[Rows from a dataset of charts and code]

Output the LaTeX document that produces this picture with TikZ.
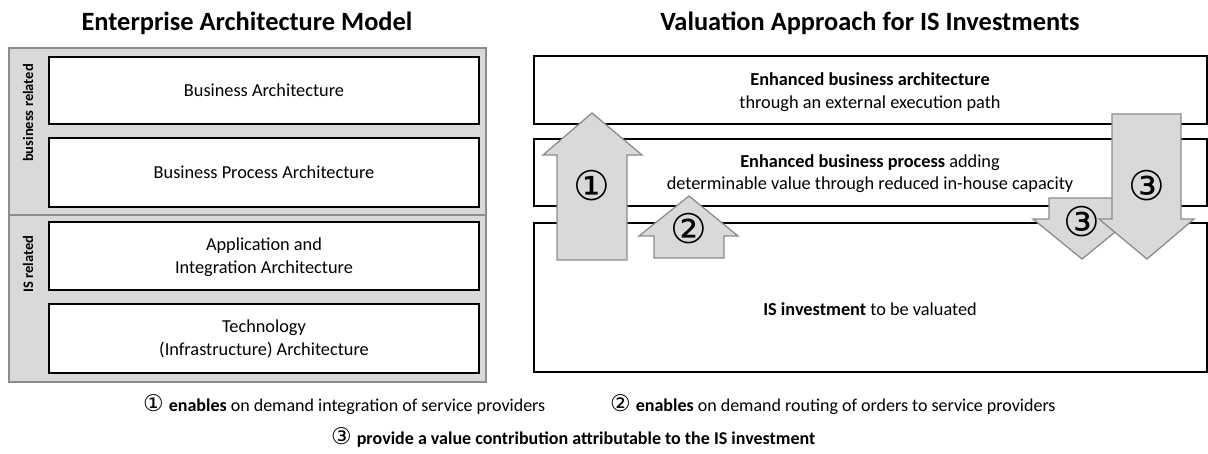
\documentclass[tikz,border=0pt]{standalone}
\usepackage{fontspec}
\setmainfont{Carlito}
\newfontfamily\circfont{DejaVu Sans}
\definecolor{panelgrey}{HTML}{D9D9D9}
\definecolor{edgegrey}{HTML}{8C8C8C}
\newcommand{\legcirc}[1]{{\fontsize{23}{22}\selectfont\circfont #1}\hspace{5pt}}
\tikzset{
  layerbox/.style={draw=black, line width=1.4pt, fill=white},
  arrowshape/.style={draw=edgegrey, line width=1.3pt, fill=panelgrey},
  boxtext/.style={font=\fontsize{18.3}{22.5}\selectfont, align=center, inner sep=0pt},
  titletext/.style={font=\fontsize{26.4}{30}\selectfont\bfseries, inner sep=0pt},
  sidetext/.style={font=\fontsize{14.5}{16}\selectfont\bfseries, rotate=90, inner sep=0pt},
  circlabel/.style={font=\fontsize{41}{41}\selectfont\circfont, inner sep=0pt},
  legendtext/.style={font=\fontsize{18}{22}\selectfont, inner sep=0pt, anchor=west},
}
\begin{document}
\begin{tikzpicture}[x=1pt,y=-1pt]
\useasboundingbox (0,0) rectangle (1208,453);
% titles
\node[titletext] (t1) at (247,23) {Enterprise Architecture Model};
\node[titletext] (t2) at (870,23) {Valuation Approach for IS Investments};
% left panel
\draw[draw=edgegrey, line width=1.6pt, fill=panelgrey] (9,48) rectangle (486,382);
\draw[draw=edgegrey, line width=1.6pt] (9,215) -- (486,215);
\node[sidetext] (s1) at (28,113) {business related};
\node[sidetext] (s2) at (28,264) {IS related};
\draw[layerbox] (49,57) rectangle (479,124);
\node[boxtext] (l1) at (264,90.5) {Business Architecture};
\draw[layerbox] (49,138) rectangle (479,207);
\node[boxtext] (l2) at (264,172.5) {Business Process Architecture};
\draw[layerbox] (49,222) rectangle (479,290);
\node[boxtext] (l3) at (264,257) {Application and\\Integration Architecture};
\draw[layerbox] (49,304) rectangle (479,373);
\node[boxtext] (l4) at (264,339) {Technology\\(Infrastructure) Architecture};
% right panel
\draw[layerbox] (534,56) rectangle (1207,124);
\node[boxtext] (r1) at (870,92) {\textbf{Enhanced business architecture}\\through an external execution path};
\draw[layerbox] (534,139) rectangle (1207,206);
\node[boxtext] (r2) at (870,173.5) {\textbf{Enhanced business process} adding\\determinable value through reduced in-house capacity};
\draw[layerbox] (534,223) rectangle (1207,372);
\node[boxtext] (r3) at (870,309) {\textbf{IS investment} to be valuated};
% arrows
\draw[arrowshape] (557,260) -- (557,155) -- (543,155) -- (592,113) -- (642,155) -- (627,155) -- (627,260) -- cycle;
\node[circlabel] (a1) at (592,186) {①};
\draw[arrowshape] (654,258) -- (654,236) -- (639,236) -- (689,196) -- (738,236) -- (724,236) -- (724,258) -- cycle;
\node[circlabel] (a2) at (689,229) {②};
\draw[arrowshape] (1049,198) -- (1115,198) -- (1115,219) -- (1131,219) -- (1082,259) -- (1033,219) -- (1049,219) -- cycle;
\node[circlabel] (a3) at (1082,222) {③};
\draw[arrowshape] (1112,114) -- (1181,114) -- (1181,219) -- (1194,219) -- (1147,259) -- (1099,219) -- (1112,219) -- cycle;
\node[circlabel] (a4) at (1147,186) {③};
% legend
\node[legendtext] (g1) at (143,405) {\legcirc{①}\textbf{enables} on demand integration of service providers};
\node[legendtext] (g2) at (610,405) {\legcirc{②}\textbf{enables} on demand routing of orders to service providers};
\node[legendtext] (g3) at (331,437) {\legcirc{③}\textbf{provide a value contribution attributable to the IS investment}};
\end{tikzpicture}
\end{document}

...

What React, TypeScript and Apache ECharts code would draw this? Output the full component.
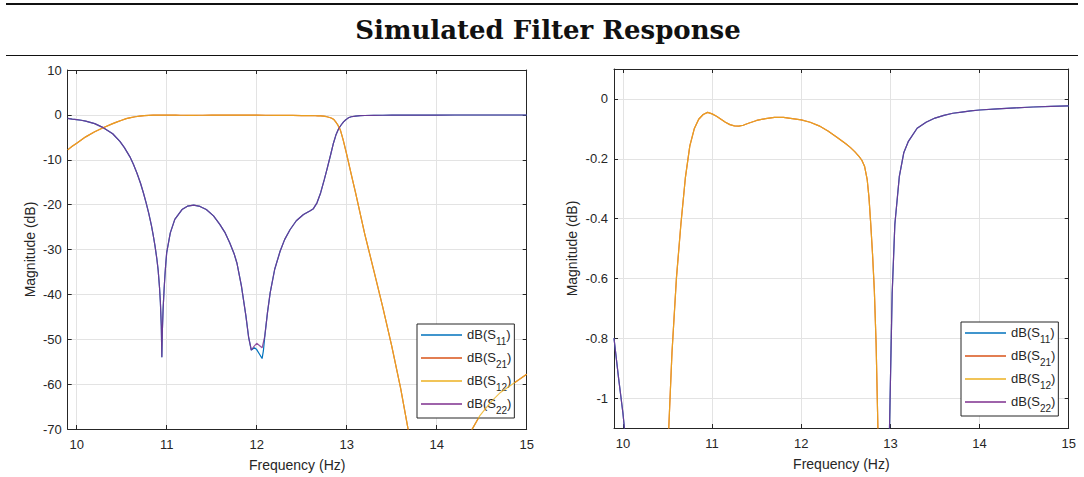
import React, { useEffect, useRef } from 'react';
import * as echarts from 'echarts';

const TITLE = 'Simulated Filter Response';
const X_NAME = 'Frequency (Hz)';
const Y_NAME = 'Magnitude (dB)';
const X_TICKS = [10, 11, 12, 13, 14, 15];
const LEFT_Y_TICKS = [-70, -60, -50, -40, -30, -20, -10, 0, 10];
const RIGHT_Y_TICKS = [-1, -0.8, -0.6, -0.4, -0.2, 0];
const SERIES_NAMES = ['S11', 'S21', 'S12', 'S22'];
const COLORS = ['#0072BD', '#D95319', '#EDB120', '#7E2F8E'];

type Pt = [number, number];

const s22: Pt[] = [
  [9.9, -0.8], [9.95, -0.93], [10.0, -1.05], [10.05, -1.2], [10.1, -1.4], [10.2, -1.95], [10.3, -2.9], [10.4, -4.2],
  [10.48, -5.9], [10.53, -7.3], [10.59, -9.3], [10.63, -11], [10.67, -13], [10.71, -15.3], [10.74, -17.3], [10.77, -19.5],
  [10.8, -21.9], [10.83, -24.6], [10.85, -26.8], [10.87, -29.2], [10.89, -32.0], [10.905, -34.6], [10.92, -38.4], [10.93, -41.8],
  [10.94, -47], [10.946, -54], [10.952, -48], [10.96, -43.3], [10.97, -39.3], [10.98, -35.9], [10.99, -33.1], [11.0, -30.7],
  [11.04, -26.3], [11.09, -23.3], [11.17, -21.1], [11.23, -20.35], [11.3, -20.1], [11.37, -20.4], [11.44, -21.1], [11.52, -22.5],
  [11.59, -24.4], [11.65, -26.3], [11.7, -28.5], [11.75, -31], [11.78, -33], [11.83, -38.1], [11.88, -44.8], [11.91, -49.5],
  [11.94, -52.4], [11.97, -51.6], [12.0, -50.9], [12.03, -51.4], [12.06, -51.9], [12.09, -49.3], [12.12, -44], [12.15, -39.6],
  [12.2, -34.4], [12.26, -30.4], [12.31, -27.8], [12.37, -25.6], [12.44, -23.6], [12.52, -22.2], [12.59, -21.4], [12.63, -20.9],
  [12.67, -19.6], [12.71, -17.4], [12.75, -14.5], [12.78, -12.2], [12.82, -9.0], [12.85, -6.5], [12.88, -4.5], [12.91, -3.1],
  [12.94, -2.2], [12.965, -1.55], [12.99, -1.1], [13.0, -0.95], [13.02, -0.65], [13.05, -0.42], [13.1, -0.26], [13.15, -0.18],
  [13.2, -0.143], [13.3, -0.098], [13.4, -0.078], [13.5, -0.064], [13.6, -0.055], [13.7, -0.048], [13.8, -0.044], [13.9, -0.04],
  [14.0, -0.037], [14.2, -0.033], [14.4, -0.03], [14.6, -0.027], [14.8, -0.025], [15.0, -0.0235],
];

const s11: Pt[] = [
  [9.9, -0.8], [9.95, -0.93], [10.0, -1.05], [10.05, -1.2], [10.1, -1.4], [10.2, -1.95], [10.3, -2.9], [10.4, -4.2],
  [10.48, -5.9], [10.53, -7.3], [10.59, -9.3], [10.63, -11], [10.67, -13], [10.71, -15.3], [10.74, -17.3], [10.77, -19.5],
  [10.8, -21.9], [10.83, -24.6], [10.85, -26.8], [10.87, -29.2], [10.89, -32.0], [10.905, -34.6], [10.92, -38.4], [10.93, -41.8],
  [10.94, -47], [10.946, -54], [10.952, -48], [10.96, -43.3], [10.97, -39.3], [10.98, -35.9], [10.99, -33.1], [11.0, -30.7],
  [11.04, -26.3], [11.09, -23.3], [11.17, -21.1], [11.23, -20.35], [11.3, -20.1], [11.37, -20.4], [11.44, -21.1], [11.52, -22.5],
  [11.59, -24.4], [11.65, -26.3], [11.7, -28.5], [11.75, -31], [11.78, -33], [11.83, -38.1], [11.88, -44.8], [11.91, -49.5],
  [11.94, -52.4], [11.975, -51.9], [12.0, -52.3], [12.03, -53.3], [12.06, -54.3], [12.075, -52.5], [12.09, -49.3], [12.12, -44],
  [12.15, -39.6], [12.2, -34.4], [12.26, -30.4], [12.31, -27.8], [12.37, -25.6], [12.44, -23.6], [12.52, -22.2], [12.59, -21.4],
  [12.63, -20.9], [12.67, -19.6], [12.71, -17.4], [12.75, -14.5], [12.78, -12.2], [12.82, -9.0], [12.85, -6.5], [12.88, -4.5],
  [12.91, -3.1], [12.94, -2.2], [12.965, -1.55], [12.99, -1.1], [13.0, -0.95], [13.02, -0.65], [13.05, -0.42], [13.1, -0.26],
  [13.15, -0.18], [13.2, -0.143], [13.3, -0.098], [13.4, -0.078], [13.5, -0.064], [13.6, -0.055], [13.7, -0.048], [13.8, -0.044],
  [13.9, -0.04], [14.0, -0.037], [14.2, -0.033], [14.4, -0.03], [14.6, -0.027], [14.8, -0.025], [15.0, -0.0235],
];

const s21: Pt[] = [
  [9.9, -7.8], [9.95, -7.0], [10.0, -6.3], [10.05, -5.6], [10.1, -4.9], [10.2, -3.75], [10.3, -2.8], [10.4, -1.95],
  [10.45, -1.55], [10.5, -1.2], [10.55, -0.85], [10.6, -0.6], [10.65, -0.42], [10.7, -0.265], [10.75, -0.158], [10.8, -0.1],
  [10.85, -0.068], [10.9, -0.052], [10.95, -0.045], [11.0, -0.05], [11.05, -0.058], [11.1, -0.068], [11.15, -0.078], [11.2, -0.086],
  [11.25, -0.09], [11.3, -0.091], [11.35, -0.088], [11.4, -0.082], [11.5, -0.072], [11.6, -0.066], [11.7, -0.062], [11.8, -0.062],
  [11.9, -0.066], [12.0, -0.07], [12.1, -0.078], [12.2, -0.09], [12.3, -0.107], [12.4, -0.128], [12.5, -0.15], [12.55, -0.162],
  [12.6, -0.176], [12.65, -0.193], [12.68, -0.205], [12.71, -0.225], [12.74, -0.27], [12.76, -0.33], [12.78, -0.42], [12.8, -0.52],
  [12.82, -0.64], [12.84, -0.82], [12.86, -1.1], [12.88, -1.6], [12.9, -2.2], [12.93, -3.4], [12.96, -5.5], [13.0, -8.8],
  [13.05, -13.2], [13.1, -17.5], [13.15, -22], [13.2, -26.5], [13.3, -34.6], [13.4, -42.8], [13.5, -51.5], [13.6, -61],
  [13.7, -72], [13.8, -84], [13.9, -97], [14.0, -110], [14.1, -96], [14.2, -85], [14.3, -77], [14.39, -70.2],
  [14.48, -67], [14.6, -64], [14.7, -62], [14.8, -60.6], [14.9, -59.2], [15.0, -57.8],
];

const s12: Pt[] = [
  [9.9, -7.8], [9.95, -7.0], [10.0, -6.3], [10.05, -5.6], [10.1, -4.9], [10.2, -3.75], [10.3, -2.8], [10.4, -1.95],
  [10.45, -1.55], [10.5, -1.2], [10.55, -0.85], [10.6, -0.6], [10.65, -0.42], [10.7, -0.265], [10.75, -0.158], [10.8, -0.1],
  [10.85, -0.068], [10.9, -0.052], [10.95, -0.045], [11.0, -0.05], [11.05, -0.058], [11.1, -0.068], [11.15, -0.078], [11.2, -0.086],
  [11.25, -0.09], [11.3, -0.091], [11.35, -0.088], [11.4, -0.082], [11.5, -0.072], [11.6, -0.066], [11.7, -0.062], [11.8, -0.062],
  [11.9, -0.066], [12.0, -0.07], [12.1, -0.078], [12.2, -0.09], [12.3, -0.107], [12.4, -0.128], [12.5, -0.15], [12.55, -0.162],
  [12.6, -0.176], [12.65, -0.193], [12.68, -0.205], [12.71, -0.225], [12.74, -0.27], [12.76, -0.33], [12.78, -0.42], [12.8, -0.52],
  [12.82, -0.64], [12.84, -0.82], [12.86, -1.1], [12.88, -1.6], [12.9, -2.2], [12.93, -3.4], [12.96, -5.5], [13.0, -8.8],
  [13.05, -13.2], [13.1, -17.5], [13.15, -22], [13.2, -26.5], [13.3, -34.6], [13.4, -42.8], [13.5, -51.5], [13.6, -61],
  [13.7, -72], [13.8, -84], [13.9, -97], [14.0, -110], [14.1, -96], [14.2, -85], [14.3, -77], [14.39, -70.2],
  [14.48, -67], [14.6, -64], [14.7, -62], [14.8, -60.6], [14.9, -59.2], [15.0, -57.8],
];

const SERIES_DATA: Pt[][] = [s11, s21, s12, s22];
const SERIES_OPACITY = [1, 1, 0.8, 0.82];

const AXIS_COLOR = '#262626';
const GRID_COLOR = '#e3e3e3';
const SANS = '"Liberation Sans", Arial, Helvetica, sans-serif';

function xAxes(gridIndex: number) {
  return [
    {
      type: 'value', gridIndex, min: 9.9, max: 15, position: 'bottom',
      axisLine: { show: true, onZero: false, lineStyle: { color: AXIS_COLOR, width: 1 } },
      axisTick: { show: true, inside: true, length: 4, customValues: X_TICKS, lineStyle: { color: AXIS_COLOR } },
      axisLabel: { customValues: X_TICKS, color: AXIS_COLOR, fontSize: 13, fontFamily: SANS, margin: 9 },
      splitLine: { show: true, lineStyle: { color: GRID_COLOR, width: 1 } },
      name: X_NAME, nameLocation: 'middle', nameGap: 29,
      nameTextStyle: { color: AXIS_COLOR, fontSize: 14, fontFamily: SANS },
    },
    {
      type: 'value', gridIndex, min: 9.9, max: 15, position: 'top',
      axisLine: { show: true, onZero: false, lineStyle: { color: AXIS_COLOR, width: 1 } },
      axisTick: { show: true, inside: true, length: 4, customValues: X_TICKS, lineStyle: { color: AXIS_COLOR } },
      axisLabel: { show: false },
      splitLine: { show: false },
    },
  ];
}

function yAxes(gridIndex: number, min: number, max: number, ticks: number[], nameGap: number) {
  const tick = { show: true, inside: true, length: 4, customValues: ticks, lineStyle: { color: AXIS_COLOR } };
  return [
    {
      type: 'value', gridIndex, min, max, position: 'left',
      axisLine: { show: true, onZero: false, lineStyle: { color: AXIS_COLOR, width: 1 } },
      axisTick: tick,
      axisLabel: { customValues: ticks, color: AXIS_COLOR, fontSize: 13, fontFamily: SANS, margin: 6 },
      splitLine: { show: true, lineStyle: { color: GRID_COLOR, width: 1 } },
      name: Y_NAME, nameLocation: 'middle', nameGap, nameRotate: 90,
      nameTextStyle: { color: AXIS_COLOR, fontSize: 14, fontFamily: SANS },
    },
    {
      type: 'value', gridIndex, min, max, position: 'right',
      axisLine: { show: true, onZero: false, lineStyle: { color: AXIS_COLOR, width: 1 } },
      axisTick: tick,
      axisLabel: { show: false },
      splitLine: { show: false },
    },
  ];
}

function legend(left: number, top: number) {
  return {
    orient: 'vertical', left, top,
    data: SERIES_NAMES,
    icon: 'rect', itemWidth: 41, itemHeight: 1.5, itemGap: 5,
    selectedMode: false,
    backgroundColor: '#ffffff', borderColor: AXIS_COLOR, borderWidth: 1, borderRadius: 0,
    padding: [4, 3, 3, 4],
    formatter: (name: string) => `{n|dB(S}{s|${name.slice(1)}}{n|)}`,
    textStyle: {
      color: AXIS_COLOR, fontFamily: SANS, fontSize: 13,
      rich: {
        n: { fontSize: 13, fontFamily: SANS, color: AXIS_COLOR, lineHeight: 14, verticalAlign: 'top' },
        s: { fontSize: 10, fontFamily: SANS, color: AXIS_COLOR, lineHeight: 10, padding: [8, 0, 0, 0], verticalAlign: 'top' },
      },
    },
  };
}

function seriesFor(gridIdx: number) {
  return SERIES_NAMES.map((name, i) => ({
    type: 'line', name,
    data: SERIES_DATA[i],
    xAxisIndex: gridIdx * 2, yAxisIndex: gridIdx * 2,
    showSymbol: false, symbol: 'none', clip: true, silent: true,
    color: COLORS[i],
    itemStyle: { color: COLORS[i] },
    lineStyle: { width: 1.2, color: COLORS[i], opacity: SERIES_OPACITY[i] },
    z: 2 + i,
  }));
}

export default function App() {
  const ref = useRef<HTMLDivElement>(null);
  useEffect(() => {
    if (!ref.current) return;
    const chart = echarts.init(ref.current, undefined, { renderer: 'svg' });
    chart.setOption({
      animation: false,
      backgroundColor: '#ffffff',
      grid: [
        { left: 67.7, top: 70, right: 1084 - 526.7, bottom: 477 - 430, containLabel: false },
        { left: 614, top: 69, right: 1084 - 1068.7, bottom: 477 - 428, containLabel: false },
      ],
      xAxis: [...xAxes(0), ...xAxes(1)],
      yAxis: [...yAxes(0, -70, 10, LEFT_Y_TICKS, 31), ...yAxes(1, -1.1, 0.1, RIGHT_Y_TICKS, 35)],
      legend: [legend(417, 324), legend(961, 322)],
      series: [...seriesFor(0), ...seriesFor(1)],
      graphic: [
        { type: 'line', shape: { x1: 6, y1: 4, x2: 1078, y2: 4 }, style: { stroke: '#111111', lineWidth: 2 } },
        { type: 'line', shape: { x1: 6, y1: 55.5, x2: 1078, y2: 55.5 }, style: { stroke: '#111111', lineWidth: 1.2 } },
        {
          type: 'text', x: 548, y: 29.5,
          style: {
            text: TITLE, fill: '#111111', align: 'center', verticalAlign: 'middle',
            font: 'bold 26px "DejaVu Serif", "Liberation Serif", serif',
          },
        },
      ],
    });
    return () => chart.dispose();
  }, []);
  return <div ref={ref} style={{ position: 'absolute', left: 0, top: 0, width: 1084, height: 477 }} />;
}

= Work instructions =
Set down, word for word, the lines from the one holding "What React, TypeScript" through the one holding "type Pt = [number, number];". Skip the pictures.

= Answer below =
What React, TypeScript and Apache ECharts code would draw this? Output the full component.
import React, { useEffect, useRef } from 'react';
import * as echarts from 'echarts';

const TITLE = 'Simulated Filter Response';
const X_NAME = 'Frequency (Hz)';
const Y_NAME = 'Magnitude (dB)';
const X_TICKS = [10, 11, 12, 13, 14, 15];
const LEFT_Y_TICKS = [-70, -60, -50, -40, -30, -20, -10, 0, 10];
const RIGHT_Y_TICKS = [-1, -0.8, -0.6, -0.4, -0.2, 0];
const SERIES_NAMES = ['S11', 'S21', 'S12', 'S22'];
const COLORS = ['#0072BD', '#D95319', '#EDB120', '#7E2F8E'];

type Pt = [number, number];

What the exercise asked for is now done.